If you’re a gardener like me, fall is also the time when you tuck things neatly away, preparing for next year’s harvest. With my children, we’d watch bees working feverishly to collect nectar on late-blooming cosmos flowers. We’d gather up marigold seeds, saving them to plant next spring. In pulling up tomato plants, we’d notice how big the roots were, and my kids would suddenly realize there’s much more to a plant than what’s visible on the surface. Real life lessons, don’t you think?
Without fail, whenever we’d return home from fall excursions to the pumpkin patch or treks into the forest or vegetable garden, my sons would gravitate toward crayons, pencil, and paper. Without any prompting from me, they’d draw pictures, sketch leaves, write stories, or craft poems. Then later, they’d want to show me and tell me all about what they created. Their spontaneous response was to record observations, express their delight, and share their findings in various ways.
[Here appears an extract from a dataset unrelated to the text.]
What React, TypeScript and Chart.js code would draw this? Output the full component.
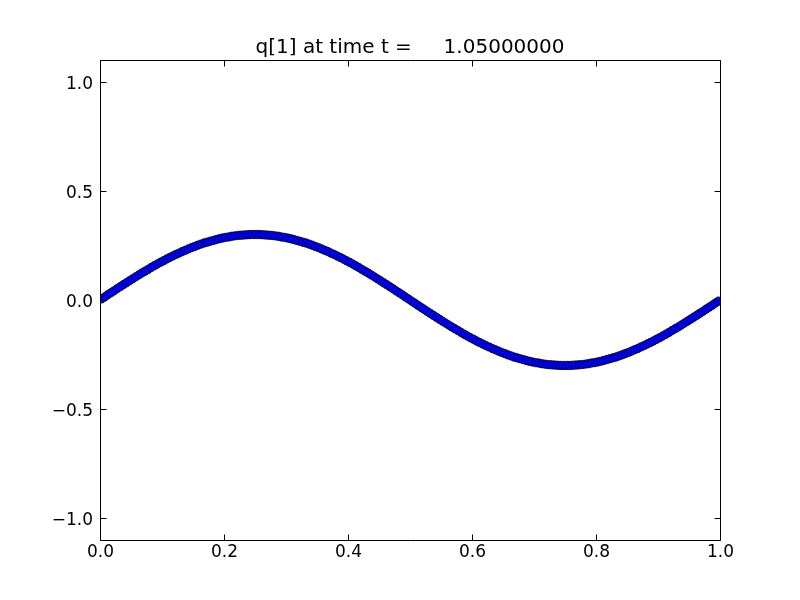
import { useEffect, useRef } from "react";
import { Chart, registerables } from "chart.js";

Chart.register(...registerables);

const TITLE = "q[1] at time t =     1.05000000";

const xValues = [
  0.0025, 0.0075, 0.0125, 0.0175, 0.0225, 0.0275, 0.0325, 0.0375, 0.0425, 0.0475,
  0.0525, 0.0575, 0.0625, 0.0675, 0.0725, 0.0775, 0.0825, 0.0875, 0.0925, 0.0975,
  0.1025, 0.1075, 0.1125, 0.1175, 0.1225, 0.1275, 0.1325, 0.1375, 0.1425, 0.1475,
  0.1525, 0.1575, 0.1625, 0.1675, 0.1725, 0.1775, 0.1825, 0.1875, 0.1925, 0.1975,
  0.2025, 0.2075, 0.2125, 0.2175, 0.2225, 0.2275, 0.2325, 0.2375, 0.2425, 0.2475,
  0.2525, 0.2575, 0.2625, 0.2675, 0.2725, 0.2775, 0.2825, 0.2875, 0.2925, 0.2975,
  0.3025, 0.3075, 0.3125, 0.3175, 0.3225, 0.3275, 0.3325, 0.3375, 0.3425, 0.3475,
  0.3525, 0.3575, 0.3625, 0.3675, 0.3725, 0.3775, 0.3825, 0.3875, 0.3925, 0.3975,
  0.4025, 0.4075, 0.4125, 0.4175, 0.4225, 0.4275, 0.4325, 0.4375, 0.4425, 0.4475,
  0.4525, 0.4575, 0.4625, 0.4675, 0.4725, 0.4775, 0.4825, 0.4875, 0.4925, 0.4975,
  0.5025, 0.5075, 0.5125, 0.5175, 0.5225, 0.5275, 0.5325, 0.5375, 0.5425, 0.5475,
  0.5525, 0.5575, 0.5625, 0.5675, 0.5725, 0.5775, 0.5825, 0.5875, 0.5925, 0.5975,
  0.6025, 0.6075, 0.6125, 0.6175, 0.6225, 0.6275, 0.6325, 0.6375, 0.6425, 0.6475,
  0.6525, 0.6575, 0.6625, 0.6675, 0.6725, 0.6775, 0.6825, 0.6875, 0.6925, 0.6975,
  0.7025, 0.7075, 0.7125, 0.7175, 0.7225, 0.7275, 0.7325, 0.7375, 0.7425, 0.7475,
  0.7525, 0.7575, 0.7625, 0.7675, 0.7725, 0.7775, 0.7825, 0.7875, 0.7925, 0.7975,
  0.8025, 0.8075, 0.8125, 0.8175, 0.8225, 0.8275, 0.8325, 0.8375, 0.8425, 0.8475,
  0.8525, 0.8575, 0.8625, 0.8675, 0.8725, 0.8775, 0.8825, 0.8875, 0.8925, 0.8975,
  0.9025, 0.9075, 0.9125, 0.9175, 0.9225, 0.9275, 0.9325, 0.9375, 0.9425, 0.9475,
  0.9525, 0.9575, 0.9625, 0.9675, 0.9725, 0.9775, 0.9825, 0.9875, 0.9925, 0.9975,
];

const qValues = [
  0.005, 0.014, 0.024, 0.033, 0.042, 0.052, 0.061, 0.070, 0.079, 0.088,
  0.097, 0.106, 0.115, 0.124, 0.132, 0.140, 0.149, 0.157, 0.165, 0.173,
  0.180, 0.188, 0.195, 0.202, 0.209, 0.215, 0.222, 0.228, 0.234, 0.240,
  0.245, 0.251, 0.256, 0.261, 0.265, 0.269, 0.273, 0.277, 0.281, 0.284,
  0.287, 0.289, 0.292, 0.294, 0.296, 0.297, 0.298, 0.299, 0.300, 0.300,
  0.300, 0.300, 0.299, 0.298, 0.297, 0.296, 0.294, 0.292, 0.289, 0.287,
  0.284, 0.281, 0.277, 0.273, 0.269, 0.265, 0.261, 0.256, 0.251, 0.245,
  0.240, 0.234, 0.228, 0.222, 0.215, 0.209, 0.202, 0.195, 0.188, 0.180,
  0.173, 0.165, 0.157, 0.149, 0.140, 0.132, 0.124, 0.115, 0.106, 0.097,
  0.088, 0.079, 0.070, 0.061, 0.052, 0.042, 0.033, 0.024, 0.014, 0.005,
  -0.005, -0.014, -0.024, -0.033, -0.042, -0.052, -0.061, -0.070, -0.079, -0.088,
  -0.097, -0.106, -0.115, -0.124, -0.132, -0.140, -0.149, -0.157, -0.165, -0.173,
  -0.180, -0.188, -0.195, -0.202, -0.209, -0.215, -0.222, -0.228, -0.234, -0.240,
  -0.245, -0.251, -0.256, -0.261, -0.265, -0.269, -0.273, -0.277, -0.281, -0.284,
  -0.287, -0.289, -0.292, -0.294, -0.296, -0.297, -0.298, -0.299, -0.300, -0.300,
  -0.300, -0.300, -0.299, -0.298, -0.297, -0.296, -0.294, -0.292, -0.289, -0.287,
  -0.284, -0.281, -0.277, -0.273, -0.269, -0.265, -0.261, -0.256, -0.251, -0.245,
  -0.240, -0.234, -0.228, -0.222, -0.215, -0.209, -0.202, -0.195, -0.188, -0.180,
  -0.173, -0.165, -0.157, -0.149, -0.140, -0.132, -0.124, -0.115, -0.106, -0.097,
  -0.088, -0.079, -0.070, -0.061, -0.052, -0.042, -0.033, -0.024, -0.014, -0.005,
];

const X_MIN = 0;
const X_MAX = 1;
const X_STEP = 0.2;
const Y_MIN = -1.1;
const Y_MAX = 1.1;
const Y_STEP = 0.5;

const FONT = '"DejaVu Sans", sans-serif';

function fmt(v: number) {
  return v.toFixed(1).replace("-", "\u2212");
}

const mplPlugin = {
  id: "mplFrame",
  beforeDraw(chart: any) {
    const { ctx, width, height } = chart;
    ctx.save();
    ctx.fillStyle = "#ffffff";
    ctx.fillRect(0, 0, width, height);
    ctx.restore();
  },
  afterDraw(chart: any) {
    const { ctx, chartArea: a, scales } = chart;
    const L = a.left + 0.5;
    const R = a.right + 0.5;
    const T = a.top + 0.5;
    const B = a.bottom + 0.5;
    const TL = 6;
    ctx.save();
    ctx.strokeStyle = "#000000";
    ctx.lineWidth = 1;
    ctx.beginPath();
    ctx.rect(L, T, R - L, B - T);
    ctx.stroke();

    ctx.fillStyle = "#000000";
    ctx.font = `17px ${FONT}`;

    // x ticks
    ctx.textAlign = "center";
    ctx.textBaseline = "alphabetic";
    for (const t of scales.x.ticks) {
      const px = Math.round(scales.x.getPixelForValue(t.value)) + 0.5;
      ctx.beginPath();
      ctx.moveTo(px, B);
      ctx.lineTo(px, B - TL);
      ctx.moveTo(px, T);
      ctx.lineTo(px, T + TL);
      ctx.stroke();
      ctx.fillText(fmt(t.value), px, a.bottom + 17);
    }

    // y ticks
    ctx.textAlign = "right";
    for (const t of scales.y.ticks) {
      const py = Math.round(scales.y.getPixelForValue(t.value)) + 0.5;
      ctx.beginPath();
      ctx.moveTo(L, py);
      ctx.lineTo(L + TL, py);
      ctx.moveTo(R, py);
      ctx.lineTo(R - TL, py);
      ctx.stroke();
      ctx.fillText(fmt(t.value), a.left - 7, py + 6);
    }

    // title
    ctx.font = `20px ${FONT}`;
    ctx.textAlign = "center";
    ctx.fillText(TITLE, (a.left + a.right) / 2, a.top - 7);
    ctx.restore();
  },
};

export default function App() {
  const ref = useRef<HTMLCanvasElement>(null);

  useEffect(() => {
    document.body.style.margin = "0";
    const canvas = ref.current;
    if (!canvas) return;
    const chart = new Chart(canvas, {
      type: "scatter",
      data: {
        datasets: [
          {
            data: xValues.map((x, i) => ({ x, y: qValues[i] })),
            pointRadius: 4.2,
            pointBackgroundColor: "#0000ff",
            pointBorderColor: "#000000",
            pointBorderWidth: 0.7,
            showLine: false,
            clip: 0,
          } as any,
        ],
      },
      options: {
        responsive: false,
        animation: false,
        devicePixelRatio: 1,
        layout: { padding: { left: 100, right: 80, top: 60, bottom: 60 } },
        plugins: {
          legend: { display: false },
          tooltip: { enabled: false },
          title: { display: false },
        },
        events: [],
        scales: {
          x: {
            type: "linear",
            min: X_MIN,
            max: X_MAX,
            ticks: { display: false, stepSize: X_STEP, includeBounds: false },
            grid: { display: false },
            border: { display: false },
            afterFit: (s: any) => {
              s.height = 0;
            },
          },
          y: {
            type: "linear",
            min: Y_MIN,
            max: Y_MAX,
            ticks: { display: false, stepSize: Y_STEP, includeBounds: false },
            grid: { display: false },
            border: { display: false },
            afterFit: (s: any) => {
              s.width = 0;
            },
          },
        },
      } as any,
      plugins: [mplPlugin],
    });
    return () => chart.destroy();
  }, []);

  return (
    <div style={{ width: 800, height: 600 }}>
      <canvas ref={ref} width={800} height={600} style={{ display: "block" }} />
    </div>
  );
}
We couldn’t have asked for better science lessons and links to literacy. To dig deeper, visit Kids Gardening.
For me, autumn is a splendid time for reflection. Whether it’s shared experiences with children, or quiet moments when I’m alone, fall encourages me to take stock of what is and what might be. So, before colder winter months arrive, get out and enjoy the great outdoors with your kids. Once you cross that doorstep, surprises await you!